== INFORMATION SUPPLIED
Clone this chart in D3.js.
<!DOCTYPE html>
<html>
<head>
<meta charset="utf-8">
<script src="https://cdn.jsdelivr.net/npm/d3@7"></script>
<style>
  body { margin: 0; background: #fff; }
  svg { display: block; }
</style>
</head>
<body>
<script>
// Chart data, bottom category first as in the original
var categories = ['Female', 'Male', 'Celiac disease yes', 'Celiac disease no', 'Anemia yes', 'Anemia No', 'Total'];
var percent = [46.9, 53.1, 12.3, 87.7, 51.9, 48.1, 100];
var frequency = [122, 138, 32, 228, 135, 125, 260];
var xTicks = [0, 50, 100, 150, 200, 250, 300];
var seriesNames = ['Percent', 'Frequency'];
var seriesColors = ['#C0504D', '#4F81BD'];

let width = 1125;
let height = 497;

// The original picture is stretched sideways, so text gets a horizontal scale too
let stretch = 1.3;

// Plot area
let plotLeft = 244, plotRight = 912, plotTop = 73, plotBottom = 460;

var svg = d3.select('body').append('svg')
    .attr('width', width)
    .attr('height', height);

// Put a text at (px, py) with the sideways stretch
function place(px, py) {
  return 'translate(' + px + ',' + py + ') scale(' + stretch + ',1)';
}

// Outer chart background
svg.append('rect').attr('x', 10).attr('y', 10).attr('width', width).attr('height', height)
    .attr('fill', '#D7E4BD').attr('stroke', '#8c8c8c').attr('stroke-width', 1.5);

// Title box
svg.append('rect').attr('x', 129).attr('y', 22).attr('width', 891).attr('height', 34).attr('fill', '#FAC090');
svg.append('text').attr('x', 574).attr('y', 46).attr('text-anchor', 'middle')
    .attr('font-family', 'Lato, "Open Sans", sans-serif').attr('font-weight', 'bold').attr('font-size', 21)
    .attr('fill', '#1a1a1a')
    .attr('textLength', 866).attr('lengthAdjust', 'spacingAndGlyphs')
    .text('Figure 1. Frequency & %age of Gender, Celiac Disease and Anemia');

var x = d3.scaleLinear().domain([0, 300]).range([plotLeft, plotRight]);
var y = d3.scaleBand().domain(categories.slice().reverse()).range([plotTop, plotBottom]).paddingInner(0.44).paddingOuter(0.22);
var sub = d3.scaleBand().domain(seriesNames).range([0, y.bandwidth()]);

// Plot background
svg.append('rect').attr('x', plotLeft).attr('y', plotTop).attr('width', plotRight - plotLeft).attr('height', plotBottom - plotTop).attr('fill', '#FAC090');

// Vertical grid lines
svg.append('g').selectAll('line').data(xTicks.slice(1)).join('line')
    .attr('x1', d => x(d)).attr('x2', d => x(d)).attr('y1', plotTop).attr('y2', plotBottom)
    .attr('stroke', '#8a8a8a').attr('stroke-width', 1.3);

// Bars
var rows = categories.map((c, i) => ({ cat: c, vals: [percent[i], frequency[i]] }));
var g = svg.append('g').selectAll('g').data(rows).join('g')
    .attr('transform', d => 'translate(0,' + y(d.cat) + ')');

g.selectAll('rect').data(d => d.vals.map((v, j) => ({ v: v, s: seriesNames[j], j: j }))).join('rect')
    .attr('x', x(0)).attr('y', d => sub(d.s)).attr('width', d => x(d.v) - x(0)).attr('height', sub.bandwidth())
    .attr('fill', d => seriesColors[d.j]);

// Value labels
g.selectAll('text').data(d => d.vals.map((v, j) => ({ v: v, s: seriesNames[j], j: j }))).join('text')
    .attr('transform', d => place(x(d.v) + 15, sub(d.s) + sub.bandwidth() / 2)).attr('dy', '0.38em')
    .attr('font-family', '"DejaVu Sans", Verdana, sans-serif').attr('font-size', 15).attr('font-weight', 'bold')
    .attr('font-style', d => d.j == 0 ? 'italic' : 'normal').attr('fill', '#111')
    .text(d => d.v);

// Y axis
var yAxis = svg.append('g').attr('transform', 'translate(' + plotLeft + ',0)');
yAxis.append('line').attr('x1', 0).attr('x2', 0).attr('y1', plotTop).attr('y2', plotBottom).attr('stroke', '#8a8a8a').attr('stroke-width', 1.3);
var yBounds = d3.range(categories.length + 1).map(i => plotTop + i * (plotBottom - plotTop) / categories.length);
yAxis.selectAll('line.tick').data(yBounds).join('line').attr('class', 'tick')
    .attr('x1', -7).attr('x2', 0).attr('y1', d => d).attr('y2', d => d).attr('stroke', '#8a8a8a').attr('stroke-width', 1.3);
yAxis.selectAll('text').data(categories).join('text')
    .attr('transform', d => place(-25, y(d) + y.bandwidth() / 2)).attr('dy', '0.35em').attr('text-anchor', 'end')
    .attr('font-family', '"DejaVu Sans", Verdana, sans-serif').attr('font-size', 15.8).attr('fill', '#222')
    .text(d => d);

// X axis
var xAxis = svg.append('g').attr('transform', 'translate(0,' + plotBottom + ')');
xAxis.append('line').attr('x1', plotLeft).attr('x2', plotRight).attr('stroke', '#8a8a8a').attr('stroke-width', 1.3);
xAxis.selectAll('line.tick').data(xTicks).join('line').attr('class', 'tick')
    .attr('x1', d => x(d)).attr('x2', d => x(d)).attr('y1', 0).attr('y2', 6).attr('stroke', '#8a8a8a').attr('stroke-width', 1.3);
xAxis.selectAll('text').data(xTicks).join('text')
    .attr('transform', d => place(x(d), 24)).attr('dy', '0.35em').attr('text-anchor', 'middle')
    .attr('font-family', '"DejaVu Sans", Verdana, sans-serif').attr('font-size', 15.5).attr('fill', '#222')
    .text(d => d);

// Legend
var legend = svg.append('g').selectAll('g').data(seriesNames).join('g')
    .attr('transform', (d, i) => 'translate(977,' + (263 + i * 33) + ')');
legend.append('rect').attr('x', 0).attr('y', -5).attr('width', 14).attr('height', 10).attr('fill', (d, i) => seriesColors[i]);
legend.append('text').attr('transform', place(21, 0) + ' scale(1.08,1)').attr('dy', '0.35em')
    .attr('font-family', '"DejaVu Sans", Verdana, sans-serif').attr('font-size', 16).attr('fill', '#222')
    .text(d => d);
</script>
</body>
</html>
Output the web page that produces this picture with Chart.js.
====
EXERCISE REQUIREMENTS:
All the entries above need to be reproduced exactly.

EXERCISE ANSWER:
Clone this chart in D3.js.
<!DOCTYPE html>
<html>
<head>
<meta charset="utf-8">
<script src="https://cdn.jsdelivr.net/npm/d3@7"></script>
<style>
  body { margin: 0; background: #fff; }
  svg { display: block; }
</style>
</head>
<body>
<script>
// Chart data, bottom category first as in the original
var categories = ['Female', 'Male', 'Celiac disease yes', 'Celiac disease no', 'Anemia yes', 'Anemia No', 'Total'];
var percent = [46.9, 53.1, 12.3, 87.7, 51.9, 48.1, 100];
var frequency = [122, 138, 32, 228, 135, 125, 260];
var xTicks = [0, 50, 100, 150, 200, 250, 300];
var seriesNames = ['Percent', 'Frequency'];
var seriesColors = ['#C0504D', '#4F81BD'];

let width = 1125;
let height = 497;

// The original picture is stretched sideways, so text gets a horizontal scale too
let stretch = 1.3;

// Plot area
let plotLeft = 244, plotRight = 912, plotTop = 73, plotBottom = 460;

var svg = d3.select('body').append('svg')
    .attr('width', width)
    .attr('height', height);

// Put a text at (px, py) with the sideways stretch
function place(px, py) {
  return 'translate(' + px + ',' + py + ') scale(' + stretch + ',1)';
}

// Outer chart background
svg.append('rect').attr('x', 10).attr('y', 10).attr('width', width).attr('height', height)
    .attr('fill', '#D7E4BD').attr('stroke', '#8c8c8c').attr('stroke-width', 1.5);

// Title box
svg.append('rect').attr('x', 129).attr('y', 22).attr('width', 891).attr('height', 34).attr('fill', '#FAC090');
svg.append('text').attr('x', 574).attr('y', 46).attr('text-anchor', 'middle')
    .attr('font-family', 'Lato, "Open Sans", sans-serif').attr('font-weight', 'bold').attr('font-size', 21)
    .attr('fill', '#1a1a1a')
    .attr('textLength', 866).attr('lengthAdjust', 'spacingAndGlyphs')
    .text('Figure 1. Frequency & %age of Gender, Celiac Disease and Anemia');

var x = d3.scaleLinear().domain([0, 300]).range([plotLeft, plotRight]);
var y = d3.scaleBand().domain(categories.slice().reverse()).range([plotTop, plotBottom]).paddingInner(0.44).paddingOuter(0.22);
var sub = d3.scaleBand().domain(seriesNames).range([0, y.bandwidth()]);

// Plot background
svg.append('rect').attr('x', plotLeft).attr('y', plotTop).attr('width', plotRight - plotLeft).attr('height', plotBottom - plotTop).attr('fill', '#FAC090');

// Vertical grid lines
svg.append('g').selectAll('line').data(xTicks.slice(1)).join('line')
    .attr('x1', d => x(d)).attr('x2', d => x(d)).attr('y1', plotTop).attr('y2', plotBottom)
    .attr('stroke', '#8a8a8a').attr('stroke-width', 1.3);

// Bars
var rows = categories.map((c, i) => ({ cat: c, vals: [percent[i], frequency[i]] }));
var g = svg.append('g').selectAll('g').data(rows).join('g')
    .attr('transform', d => 'translate(0,' + y(d.cat) + ')');

g.selectAll('rect').data(d => d.vals.map((v, j) => ({ v: v, s: seriesNames[j], j: j }))).join('rect')
    .attr('x', x(0)).attr('y', d => sub(d.s)).attr('width', d => x(d.v) - x(0)).attr('height', sub.bandwidth())
    .attr('fill', d => seriesColors[d.j]);

// Value labels
g.selectAll('text').data(d => d.vals.map((v, j) => ({ v: v, s: seriesNames[j], j: j }))).join('text')
    .attr('transform', d => place(x(d.v) + 15, sub(d.s) + sub.bandwidth() / 2)).attr('dy', '0.38em')
    .attr('font-family', '"DejaVu Sans", Verdana, sans-serif').attr('font-size', 15).attr('font-weight', 'bold')
    .attr('font-style', d => d.j == 0 ? 'italic' : 'normal').attr('fill', '#111')
    .text(d => d.v);

// Y axis
var yAxis = svg.append('g').attr('transform', 'translate(' + plotLeft + ',0)');
yAxis.append('line').attr('x1', 0).attr('x2', 0).attr('y1', plotTop).attr('y2', plotBottom).attr('stroke', '#8a8a8a').attr('stroke-width', 1.3);
var yBounds = d3.range(categories.length + 1).map(i => plotTop + i * (plotBottom - plotTop) / categories.length);
yAxis.selectAll('line.tick').data(yBounds).join('line').attr('class', 'tick')
    .attr('x1', -7).attr('x2', 0).attr('y1', d => d).attr('y2', d => d).attr('stroke', '#8a8a8a').attr('stroke-width', 1.3);
yAxis.selectAll('text').data(categories).join('text')
    .attr('transform', d => place(-25, y(d) + y.bandwidth() / 2)).attr('dy', '0.35em').attr('text-anchor', 'end')
    .attr('font-family', '"DejaVu Sans", Verdana, sans-serif').attr('font-size', 15.8).attr('fill', '#222')
    .text(d => d);

// X axis
var xAxis = svg.append('g').attr('transform', 'translate(0,' + plotBottom + ')');
xAxis.append('line').attr('x1', plotLeft).attr('x2', plotRight).attr('stroke', '#8a8a8a').attr('stroke-width', 1.3);
xAxis.selectAll('line.tick').data(xTicks).join('line').attr('class', 'tick')
    .attr('x1', d => x(d)).attr('x2', d => x(d)).attr('y1', 0).attr('y2', 6).attr('stroke', '#8a8a8a').attr('stroke-width', 1.3);
xAxis.selectAll('text').data(xTicks).join('text')
    .attr('transform', d => place(x(d), 24)).attr('dy', '0.35em').attr('text-anchor', 'middle')
    .attr('font-family', '"DejaVu Sans", Verdana, sans-serif').attr('font-size', 15.5).attr('fill', '#222')
    .text(d => d);

// Legend
var legend = svg.append('g').selectAll('g').data(seriesNames).join('g')
    .attr('transform', (d, i) => 'translate(977,' + (263 + i * 33) + ')');
legend.append('rect').attr('x', 0).attr('y', -5).attr('width', 14).attr('height', 10).attr('fill', (d, i) => seriesColors[i]);
legend.append('text').attr('transform', place(21, 0) + ' scale(1.08,1)').attr('dy', '0.35em')
    .attr('font-family', '"DejaVu Sans", Verdana, sans-serif').attr('font-size', 16).attr('fill', '#222')
    .text(d => d);
</script>
</body>
</html>
Output the web page that produces this picture with Chart.js.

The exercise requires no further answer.